Salt Lake City, Utah

Editor,

Here is a note I wish would help with the search for the missing crew members at Late Island (Searchers hope two missing yachtsmen might survive ... Matangi Tonga, June 16, 2012).

Late Island's coastline is rugged for landing by large boats, but a dinghy could find a suitable landing place on the northern shorelines. I was stranded on Late Island for a week with two Vava'u strangers as guides when I was 18 years old.

We sailed from Neiafu and landed on Late Island with an American seismology yacht crew and found a safe cove for landing on the northern shoreline with our dinghy. The southern, eastern, and western coastlines are too steep to find a good landing place.

Late Island is an inactive volcano, but sometimes smoke can be sighted coming out of the peak.  The cone island slopes gradually to the northern and western ends. Upon landing in the safe cove, we found an area on that northern coastline, a beachhead where signs of a former community was thriving in former times.

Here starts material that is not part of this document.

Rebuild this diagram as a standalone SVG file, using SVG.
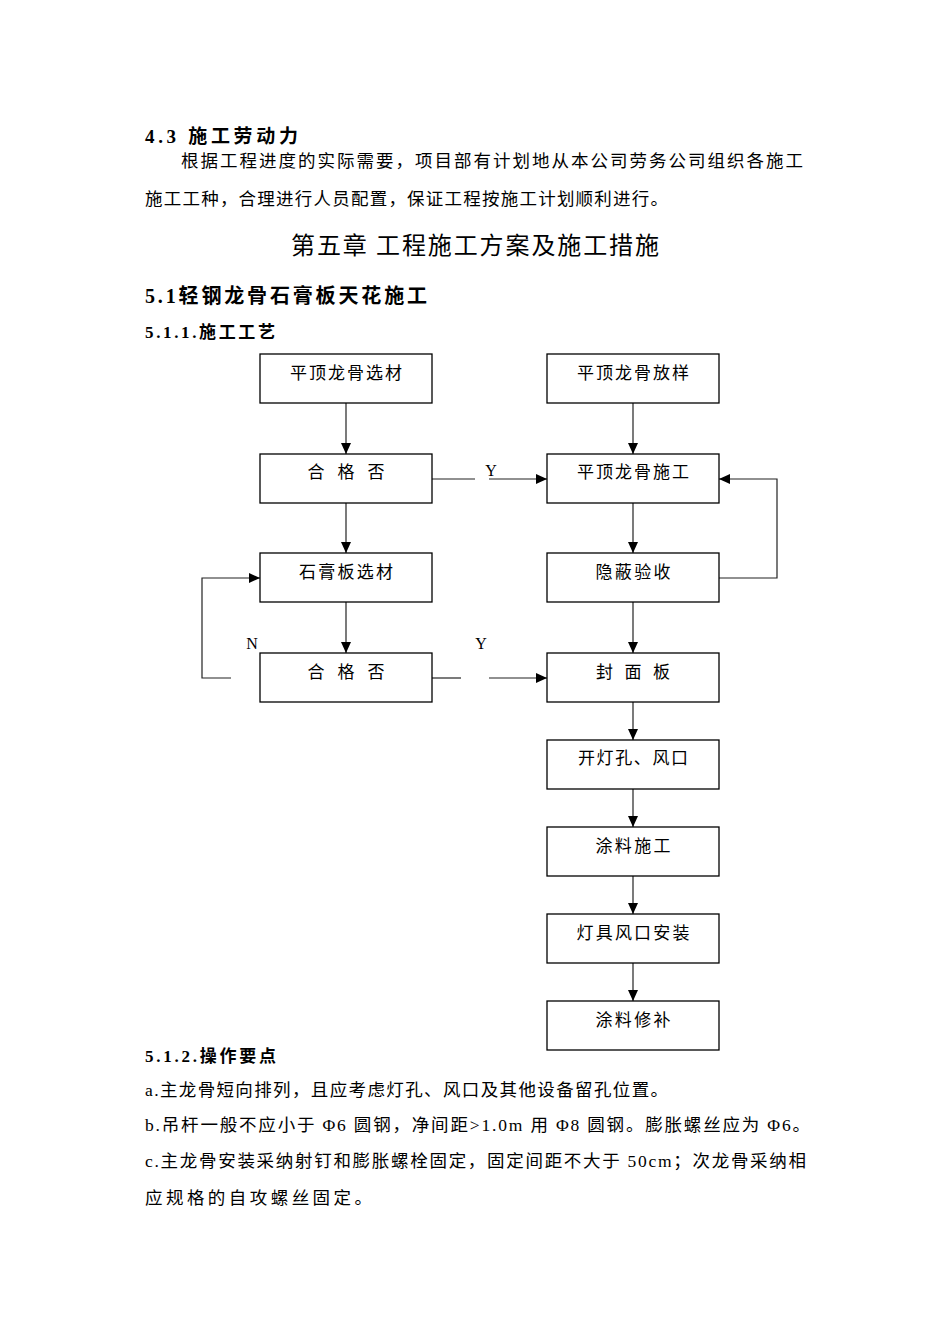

We found regular Tongan root crops that have been planted, but everything has been reforested over the years.  Bananas and coconuts were growing wild, but talo, kape, 'ufi, and kumala were hard to find under thick rainforest vegetation.

We went fishing at low tide, and were able to find shellfish, speared some, but were not very successful fishermen even with the help of my Vava'u guides. They were pathetic guides. They even tried to convince me that we could row the dinghy back to Neiafu. When I refused, they threatened to tie me up and put me in the dinghy and sail it back to Vava'u. I planned to run away into the forest, but our rescuers showed up soon enough.

I hope the two crew members found a safe landing place on Late Island.